Cette expression évoque la situation du marché du travail américain courant 2021 : suite aux différents confinements liés à la pandémie, le nombre de travailleurs quittant volontairement leur poste a nettement augmenté, atteignant 2,7 % au 1er trimestre 2022 en France. C’est le taux le plus élevé depuis la crise de 2008. Parmi ces départs, une majorité de travailleurs issus des secteurs les plus impactés par la pandémie : tourisme, restauration, hôtellerie, mais aussi soins aux personnes et santé, ou encore les transports. Cette hausse des démissions correspond aux effets du confinement généralisé sur l’emploi. Certains employeurs n’ont pas pu compenser les incertitudes liées à la crise sanitaire avec le changement brutal des conditions de travail et le télétravail contraint.
Les employeurs sont ainsi confrontés à la double difficulté de retenir les talents, fidéliser les collaborateurs en place et affronter un marché en tension sur de nombreuses professions.
Malgré un taux de chômage de 7,4 % au deuxième trimestre 2022, avec un taux d’emploi de 67,3 % des personnes âgées de 15 à 64 ans au sens du Bureau international du travail (BIT) (source INSEE [2]), les recruteurs rencontrent des difficultés à attirer les meilleurs. Beaucoup d’offres d’emploi ne sont pas pourvues et particulièrement dans les secteurs où les conditions de travail sont contraignantes.
Au dernier trimestre 2021, ce sont 106 700 emplois créés, soit une création nette de +0,5 %. Au total, 7 métiers sur 10 sont donc en tension forte ou très forte en 2021 (source DARES : https://dares.travail-emploi.gouv.fr/publication/les-tensions-sur-le-marche-du-travail-en-2021).
Une enquête menée par l’éditeur de logiciel de recrutement Flatchr révèle +34 % d’offres publiées par mois et par entreprise en moyenne sur le premier semestre 2022, en comparaison au premier semestre 2021, et 11 offres publiées en moyenne par mois et par entreprise sur ce premier semestre 2022, contre 8 sur la même période l’année dernière[3].
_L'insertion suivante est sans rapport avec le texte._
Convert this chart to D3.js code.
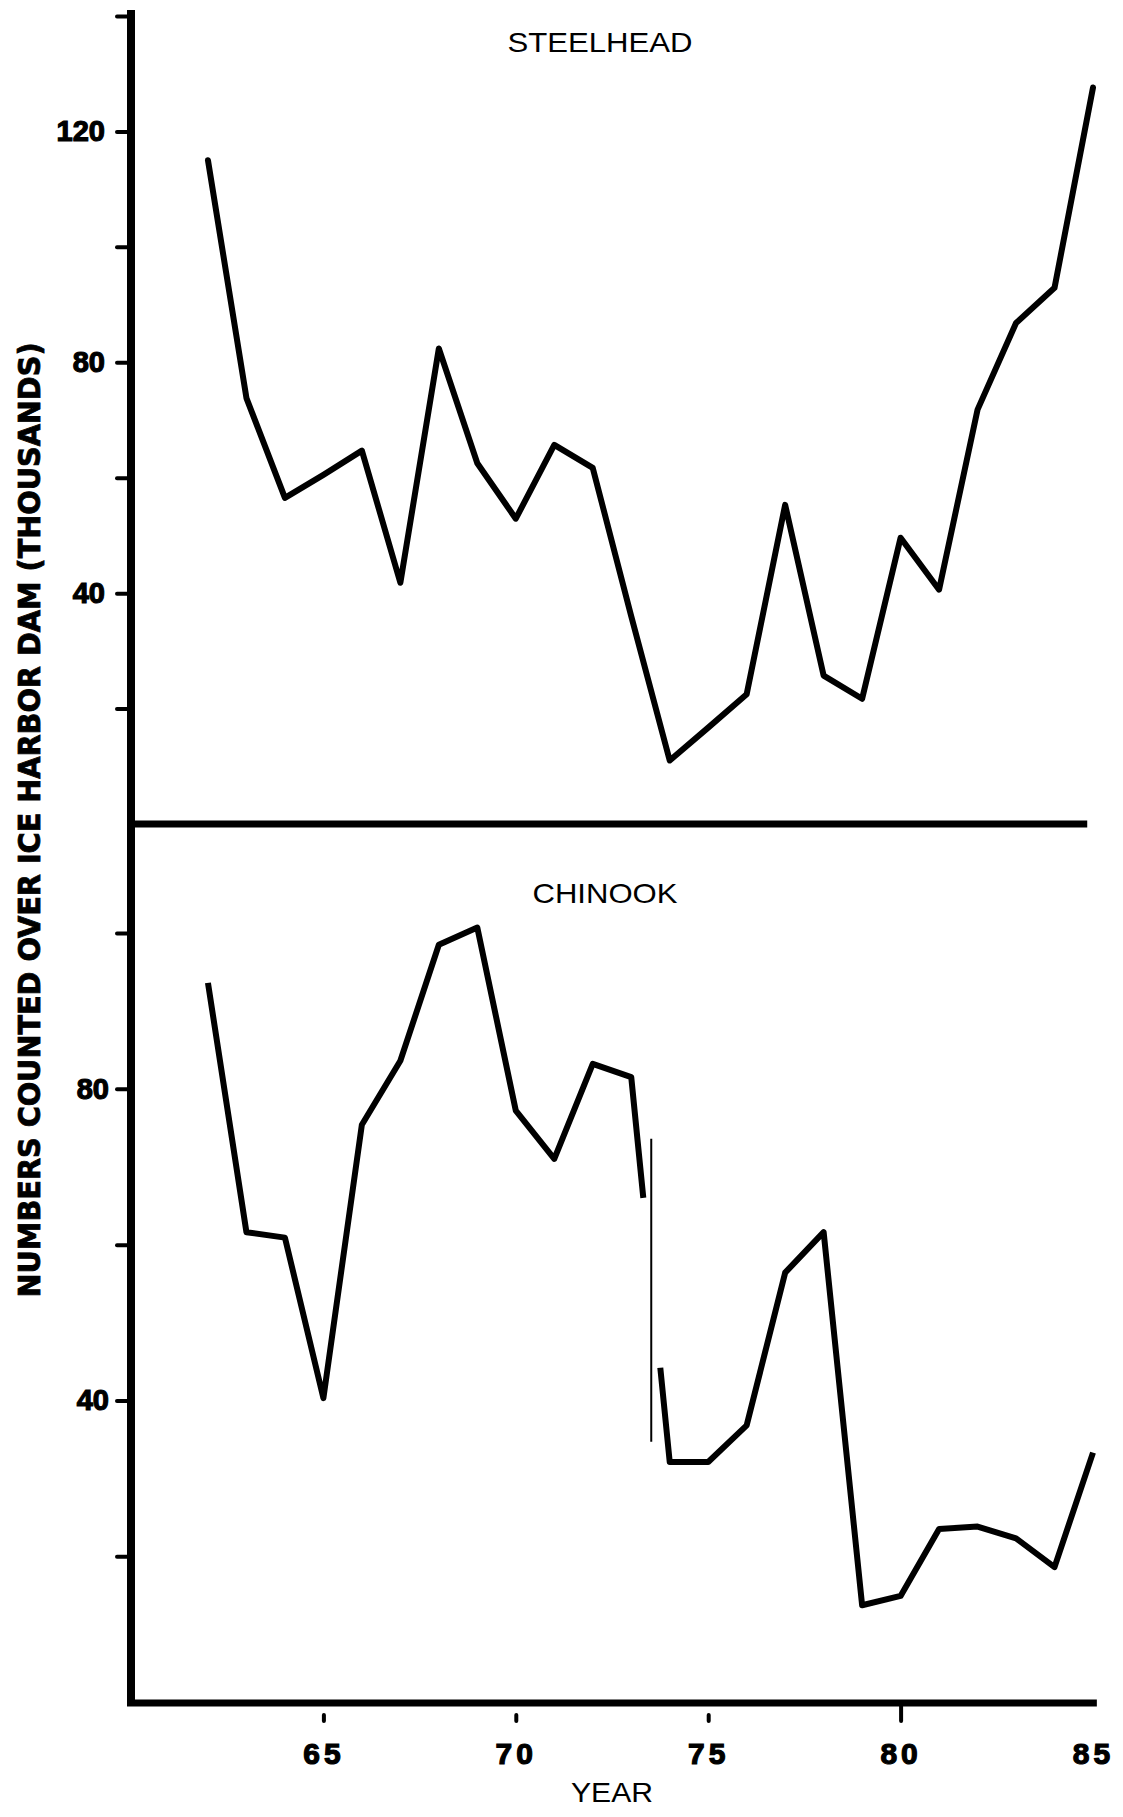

Cette pénurie contribue à inverser les rapports entre recruteurs et candidats. Ces derniers sont en effet en position favorable, leur permettant de négocier les conditions de travail avant de rejoindre l’entreprise.
Recrutement et formation du contrat de travail
Le contrat de travail n’est pas défini par le Code du travail. C’est la Cour de cassation, dans un arrêt du 22 juillet 1954, qui en a proposé une définition : convention par laquelle une personne physique, le salarié, s'engage à mettre son activité à la disposition d’une autre personne physique ou morale, l’employeur, sous la subordination de laquelle elle se place, moyennant une rémunération.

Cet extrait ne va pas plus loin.